● AIM
Exactly the lines from the start of the data through the line containing "plt.rcParams['font.family'] = ['Liberation" should be output, with both ends kept and nothing added.

Code that draws figures:
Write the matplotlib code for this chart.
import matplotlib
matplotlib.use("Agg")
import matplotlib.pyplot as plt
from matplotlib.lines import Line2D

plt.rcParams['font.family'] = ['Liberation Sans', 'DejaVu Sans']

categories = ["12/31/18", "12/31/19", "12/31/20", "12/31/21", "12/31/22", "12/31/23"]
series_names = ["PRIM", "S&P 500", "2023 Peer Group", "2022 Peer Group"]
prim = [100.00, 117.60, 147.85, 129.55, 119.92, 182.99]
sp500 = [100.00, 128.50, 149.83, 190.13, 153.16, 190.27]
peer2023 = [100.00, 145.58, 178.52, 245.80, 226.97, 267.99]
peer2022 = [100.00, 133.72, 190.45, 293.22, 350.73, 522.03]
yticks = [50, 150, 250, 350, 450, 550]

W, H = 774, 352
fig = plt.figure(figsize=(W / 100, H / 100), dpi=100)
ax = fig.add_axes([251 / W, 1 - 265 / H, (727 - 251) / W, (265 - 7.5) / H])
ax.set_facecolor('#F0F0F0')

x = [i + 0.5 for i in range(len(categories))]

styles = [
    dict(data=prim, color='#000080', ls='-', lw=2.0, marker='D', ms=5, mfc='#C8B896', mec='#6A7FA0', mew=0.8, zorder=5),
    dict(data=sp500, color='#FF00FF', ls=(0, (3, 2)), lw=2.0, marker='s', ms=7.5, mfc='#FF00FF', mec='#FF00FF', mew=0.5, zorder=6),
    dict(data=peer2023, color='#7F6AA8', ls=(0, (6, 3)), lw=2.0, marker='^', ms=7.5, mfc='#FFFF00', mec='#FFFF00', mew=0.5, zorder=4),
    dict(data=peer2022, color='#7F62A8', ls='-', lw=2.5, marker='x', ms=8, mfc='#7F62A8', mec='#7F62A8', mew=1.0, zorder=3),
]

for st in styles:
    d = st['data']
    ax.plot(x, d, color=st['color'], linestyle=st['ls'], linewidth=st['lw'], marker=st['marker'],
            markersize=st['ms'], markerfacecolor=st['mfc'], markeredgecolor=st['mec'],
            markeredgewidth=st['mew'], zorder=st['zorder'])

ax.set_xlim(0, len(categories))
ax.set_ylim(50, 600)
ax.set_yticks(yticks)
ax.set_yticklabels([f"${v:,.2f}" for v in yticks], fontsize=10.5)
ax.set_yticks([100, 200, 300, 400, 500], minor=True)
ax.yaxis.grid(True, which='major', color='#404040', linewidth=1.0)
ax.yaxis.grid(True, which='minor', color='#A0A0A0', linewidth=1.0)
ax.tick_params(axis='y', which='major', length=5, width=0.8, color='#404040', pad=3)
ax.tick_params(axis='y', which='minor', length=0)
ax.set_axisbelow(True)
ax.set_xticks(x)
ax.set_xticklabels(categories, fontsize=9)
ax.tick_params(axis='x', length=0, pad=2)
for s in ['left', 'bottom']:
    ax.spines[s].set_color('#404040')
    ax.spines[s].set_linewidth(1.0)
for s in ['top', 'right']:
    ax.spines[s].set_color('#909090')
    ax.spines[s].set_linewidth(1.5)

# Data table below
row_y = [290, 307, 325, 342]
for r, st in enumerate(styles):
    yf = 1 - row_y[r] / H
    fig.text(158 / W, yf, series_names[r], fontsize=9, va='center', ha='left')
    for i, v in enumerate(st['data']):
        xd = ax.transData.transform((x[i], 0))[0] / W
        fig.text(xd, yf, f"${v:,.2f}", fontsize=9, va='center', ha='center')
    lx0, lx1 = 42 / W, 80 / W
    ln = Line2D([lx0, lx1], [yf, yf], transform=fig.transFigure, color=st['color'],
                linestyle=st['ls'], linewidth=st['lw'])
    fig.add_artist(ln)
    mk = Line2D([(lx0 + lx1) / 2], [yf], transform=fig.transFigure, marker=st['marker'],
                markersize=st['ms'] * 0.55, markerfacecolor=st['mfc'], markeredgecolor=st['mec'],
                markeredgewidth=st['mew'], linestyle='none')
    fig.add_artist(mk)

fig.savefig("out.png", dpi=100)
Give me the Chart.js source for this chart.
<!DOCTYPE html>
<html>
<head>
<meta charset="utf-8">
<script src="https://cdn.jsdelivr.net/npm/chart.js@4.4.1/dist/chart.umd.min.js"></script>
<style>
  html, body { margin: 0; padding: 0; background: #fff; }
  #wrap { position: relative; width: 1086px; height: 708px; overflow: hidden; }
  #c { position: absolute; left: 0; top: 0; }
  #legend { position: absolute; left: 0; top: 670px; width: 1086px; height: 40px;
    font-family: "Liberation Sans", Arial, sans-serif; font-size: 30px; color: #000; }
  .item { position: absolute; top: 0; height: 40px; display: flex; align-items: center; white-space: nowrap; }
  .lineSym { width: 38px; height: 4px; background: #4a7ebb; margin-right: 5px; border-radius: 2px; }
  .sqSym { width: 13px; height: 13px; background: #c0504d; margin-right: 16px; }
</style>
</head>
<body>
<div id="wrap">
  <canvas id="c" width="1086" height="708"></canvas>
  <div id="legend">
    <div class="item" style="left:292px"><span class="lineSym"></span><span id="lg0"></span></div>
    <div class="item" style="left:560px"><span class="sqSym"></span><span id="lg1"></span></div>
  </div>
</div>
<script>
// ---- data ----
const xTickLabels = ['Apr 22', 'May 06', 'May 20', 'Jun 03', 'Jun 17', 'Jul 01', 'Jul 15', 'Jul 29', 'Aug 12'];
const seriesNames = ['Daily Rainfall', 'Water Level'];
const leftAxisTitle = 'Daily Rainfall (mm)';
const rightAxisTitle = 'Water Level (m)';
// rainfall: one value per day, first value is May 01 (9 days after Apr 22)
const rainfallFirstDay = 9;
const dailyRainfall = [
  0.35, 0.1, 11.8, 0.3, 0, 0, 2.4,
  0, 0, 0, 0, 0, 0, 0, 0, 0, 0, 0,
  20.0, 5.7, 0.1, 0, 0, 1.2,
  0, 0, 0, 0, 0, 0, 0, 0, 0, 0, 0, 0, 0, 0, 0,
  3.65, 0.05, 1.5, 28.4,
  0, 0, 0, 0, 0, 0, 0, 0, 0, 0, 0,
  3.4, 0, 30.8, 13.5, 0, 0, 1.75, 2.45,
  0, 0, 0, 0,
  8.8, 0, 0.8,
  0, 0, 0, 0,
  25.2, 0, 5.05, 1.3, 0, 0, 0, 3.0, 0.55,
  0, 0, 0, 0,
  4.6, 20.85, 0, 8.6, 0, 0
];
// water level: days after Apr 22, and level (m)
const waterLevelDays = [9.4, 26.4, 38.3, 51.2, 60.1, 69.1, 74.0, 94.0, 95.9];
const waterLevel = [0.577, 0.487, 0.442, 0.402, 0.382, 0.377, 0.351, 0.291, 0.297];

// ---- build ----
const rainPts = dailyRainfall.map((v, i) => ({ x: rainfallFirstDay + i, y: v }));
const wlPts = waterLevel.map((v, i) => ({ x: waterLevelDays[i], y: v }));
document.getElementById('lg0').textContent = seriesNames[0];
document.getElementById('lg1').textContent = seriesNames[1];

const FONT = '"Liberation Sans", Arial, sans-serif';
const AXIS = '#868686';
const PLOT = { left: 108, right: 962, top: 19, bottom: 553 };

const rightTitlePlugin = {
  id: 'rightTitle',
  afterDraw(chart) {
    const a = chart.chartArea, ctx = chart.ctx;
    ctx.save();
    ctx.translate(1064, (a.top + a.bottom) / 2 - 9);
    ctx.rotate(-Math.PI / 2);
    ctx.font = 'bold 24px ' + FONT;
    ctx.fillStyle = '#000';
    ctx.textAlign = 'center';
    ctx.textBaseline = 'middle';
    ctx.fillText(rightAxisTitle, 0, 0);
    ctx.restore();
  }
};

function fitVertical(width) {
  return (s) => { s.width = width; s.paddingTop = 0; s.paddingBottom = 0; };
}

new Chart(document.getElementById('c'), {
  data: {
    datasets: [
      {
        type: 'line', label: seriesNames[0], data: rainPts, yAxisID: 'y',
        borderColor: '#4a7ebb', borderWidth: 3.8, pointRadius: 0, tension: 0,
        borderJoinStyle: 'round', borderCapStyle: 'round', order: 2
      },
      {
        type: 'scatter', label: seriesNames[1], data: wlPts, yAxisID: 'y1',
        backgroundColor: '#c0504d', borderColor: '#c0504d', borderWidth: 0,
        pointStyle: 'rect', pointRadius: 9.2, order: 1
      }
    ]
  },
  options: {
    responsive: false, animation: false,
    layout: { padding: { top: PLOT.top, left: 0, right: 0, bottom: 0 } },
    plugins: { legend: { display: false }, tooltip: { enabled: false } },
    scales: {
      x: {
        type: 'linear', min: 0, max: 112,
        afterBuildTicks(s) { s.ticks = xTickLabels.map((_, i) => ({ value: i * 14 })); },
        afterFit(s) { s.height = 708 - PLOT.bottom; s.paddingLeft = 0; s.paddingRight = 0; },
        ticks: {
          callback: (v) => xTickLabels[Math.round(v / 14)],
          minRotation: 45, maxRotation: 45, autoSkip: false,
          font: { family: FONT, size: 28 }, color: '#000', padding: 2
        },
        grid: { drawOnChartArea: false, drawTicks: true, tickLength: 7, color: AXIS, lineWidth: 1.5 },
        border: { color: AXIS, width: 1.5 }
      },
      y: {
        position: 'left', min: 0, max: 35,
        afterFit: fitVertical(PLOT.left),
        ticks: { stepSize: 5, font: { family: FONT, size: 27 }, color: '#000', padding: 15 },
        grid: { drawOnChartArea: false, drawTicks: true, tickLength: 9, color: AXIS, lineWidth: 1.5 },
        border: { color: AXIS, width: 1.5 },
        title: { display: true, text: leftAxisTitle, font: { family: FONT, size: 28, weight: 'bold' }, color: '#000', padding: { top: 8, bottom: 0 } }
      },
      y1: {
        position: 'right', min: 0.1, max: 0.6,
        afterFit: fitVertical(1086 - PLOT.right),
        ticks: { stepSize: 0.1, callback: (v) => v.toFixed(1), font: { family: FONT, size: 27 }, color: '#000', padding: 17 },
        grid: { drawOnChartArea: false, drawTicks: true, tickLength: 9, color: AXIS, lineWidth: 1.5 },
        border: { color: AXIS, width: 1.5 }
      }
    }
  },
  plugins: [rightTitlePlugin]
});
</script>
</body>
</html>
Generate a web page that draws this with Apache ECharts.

● ANSWER IN FULL
Write the matplotlib code for this chart.
import matplotlib
matplotlib.use("Agg")
import matplotlib.pyplot as plt
from matplotlib.lines import Line2D

plt.rcParams['font.family'] = ['Liberation Sans', 'DejaVu Sans']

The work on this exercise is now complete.